The lines from the top of the material below through the line containing "return proj, b" are to be printed exactly, with pictures omitted.
==== Collected material ====
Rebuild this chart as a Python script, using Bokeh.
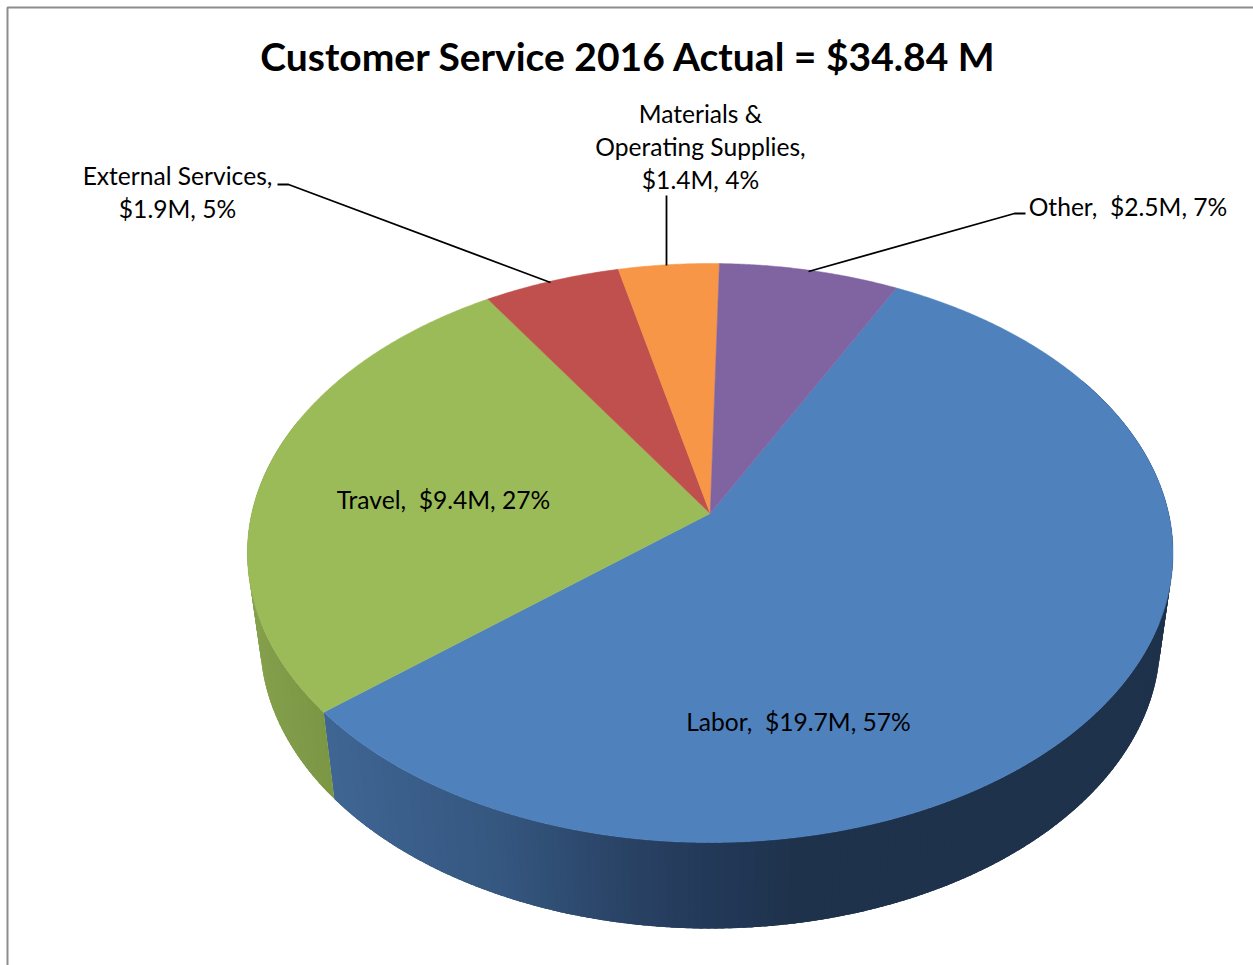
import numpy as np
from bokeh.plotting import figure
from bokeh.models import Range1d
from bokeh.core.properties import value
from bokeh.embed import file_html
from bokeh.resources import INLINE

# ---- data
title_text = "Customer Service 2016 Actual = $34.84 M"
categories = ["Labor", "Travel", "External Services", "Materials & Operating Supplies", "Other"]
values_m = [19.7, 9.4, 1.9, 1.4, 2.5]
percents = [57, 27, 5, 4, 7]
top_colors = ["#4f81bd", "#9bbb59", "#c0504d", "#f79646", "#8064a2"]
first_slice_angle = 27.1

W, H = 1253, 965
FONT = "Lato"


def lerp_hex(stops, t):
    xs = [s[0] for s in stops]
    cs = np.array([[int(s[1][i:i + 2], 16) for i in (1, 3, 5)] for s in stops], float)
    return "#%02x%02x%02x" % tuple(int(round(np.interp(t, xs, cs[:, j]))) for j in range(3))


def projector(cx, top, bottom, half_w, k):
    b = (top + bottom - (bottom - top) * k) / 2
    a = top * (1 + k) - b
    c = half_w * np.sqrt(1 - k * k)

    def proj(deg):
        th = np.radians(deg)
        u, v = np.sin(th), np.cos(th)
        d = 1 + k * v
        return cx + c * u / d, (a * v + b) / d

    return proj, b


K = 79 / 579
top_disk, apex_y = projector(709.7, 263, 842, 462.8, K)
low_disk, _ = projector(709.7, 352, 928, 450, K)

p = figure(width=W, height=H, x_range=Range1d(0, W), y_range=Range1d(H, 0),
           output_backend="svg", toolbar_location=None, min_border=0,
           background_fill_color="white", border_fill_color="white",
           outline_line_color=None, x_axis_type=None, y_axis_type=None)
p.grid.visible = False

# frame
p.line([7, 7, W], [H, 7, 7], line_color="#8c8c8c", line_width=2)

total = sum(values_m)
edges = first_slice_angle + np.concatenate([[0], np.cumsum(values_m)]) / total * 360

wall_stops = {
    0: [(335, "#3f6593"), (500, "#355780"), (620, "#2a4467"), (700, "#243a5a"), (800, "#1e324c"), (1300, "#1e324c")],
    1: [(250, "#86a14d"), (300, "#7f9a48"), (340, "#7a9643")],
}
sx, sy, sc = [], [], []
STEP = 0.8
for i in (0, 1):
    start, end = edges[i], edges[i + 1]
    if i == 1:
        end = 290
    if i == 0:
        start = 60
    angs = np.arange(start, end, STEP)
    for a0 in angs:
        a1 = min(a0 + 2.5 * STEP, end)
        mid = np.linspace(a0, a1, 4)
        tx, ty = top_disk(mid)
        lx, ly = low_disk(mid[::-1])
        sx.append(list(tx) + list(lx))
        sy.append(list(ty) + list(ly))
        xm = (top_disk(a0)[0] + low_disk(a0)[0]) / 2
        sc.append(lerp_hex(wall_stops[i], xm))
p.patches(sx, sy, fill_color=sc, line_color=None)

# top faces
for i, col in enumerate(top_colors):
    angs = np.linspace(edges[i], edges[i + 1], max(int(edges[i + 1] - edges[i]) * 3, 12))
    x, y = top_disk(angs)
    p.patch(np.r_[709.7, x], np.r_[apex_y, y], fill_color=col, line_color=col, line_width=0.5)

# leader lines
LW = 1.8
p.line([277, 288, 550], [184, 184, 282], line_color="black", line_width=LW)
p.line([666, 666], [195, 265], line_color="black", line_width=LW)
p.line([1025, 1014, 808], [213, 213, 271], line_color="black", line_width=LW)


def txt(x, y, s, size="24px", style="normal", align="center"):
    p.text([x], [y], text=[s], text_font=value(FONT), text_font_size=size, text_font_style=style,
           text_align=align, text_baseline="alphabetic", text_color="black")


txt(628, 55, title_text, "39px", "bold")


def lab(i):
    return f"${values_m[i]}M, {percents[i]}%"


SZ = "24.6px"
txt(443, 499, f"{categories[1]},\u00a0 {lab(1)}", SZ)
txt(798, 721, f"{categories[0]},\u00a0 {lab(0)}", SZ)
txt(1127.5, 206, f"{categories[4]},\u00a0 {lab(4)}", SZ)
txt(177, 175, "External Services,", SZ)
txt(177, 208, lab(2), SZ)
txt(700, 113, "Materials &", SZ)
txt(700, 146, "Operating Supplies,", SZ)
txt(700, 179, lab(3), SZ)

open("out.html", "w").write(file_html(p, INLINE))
====
» Solved problem:
Rebuild this chart as a Python script, using Bokeh.
import numpy as np
from bokeh.plotting import figure
from bokeh.models import Range1d
from bokeh.core.properties import value
from bokeh.embed import file_html
from bokeh.resources import INLINE

# ---- data
title_text = "Customer Service 2016 Actual = $34.84 M"
categories = ["Labor", "Travel", "External Services", "Materials & Operating Supplies", "Other"]
values_m = [19.7, 9.4, 1.9, 1.4, 2.5]
percents = [57, 27, 5, 4, 7]
top_colors = ["#4f81bd", "#9bbb59", "#c0504d", "#f79646", "#8064a2"]
first_slice_angle = 27.1

W, H = 1253, 965
FONT = "Lato"


def lerp_hex(stops, t):
    xs = [s[0] for s in stops]
    cs = np.array([[int(s[1][i:i + 2], 16) for i in (1, 3, 5)] for s in stops], float)
    return "#%02x%02x%02x" % tuple(int(round(np.interp(t, xs, cs[:, j]))) for j in range(3))


def projector(cx, top, bottom, half_w, k):
    b = (top + bottom - (bottom - top) * k) / 2
    a = top * (1 + k) - b
    c = half_w * np.sqrt(1 - k * k)

    def proj(deg):
        th = np.radians(deg)
        u, v = np.sin(th), np.cos(th)
        d = 1 + k * v
        return cx + c * u / d, (a * v + b) / d

    return proj, b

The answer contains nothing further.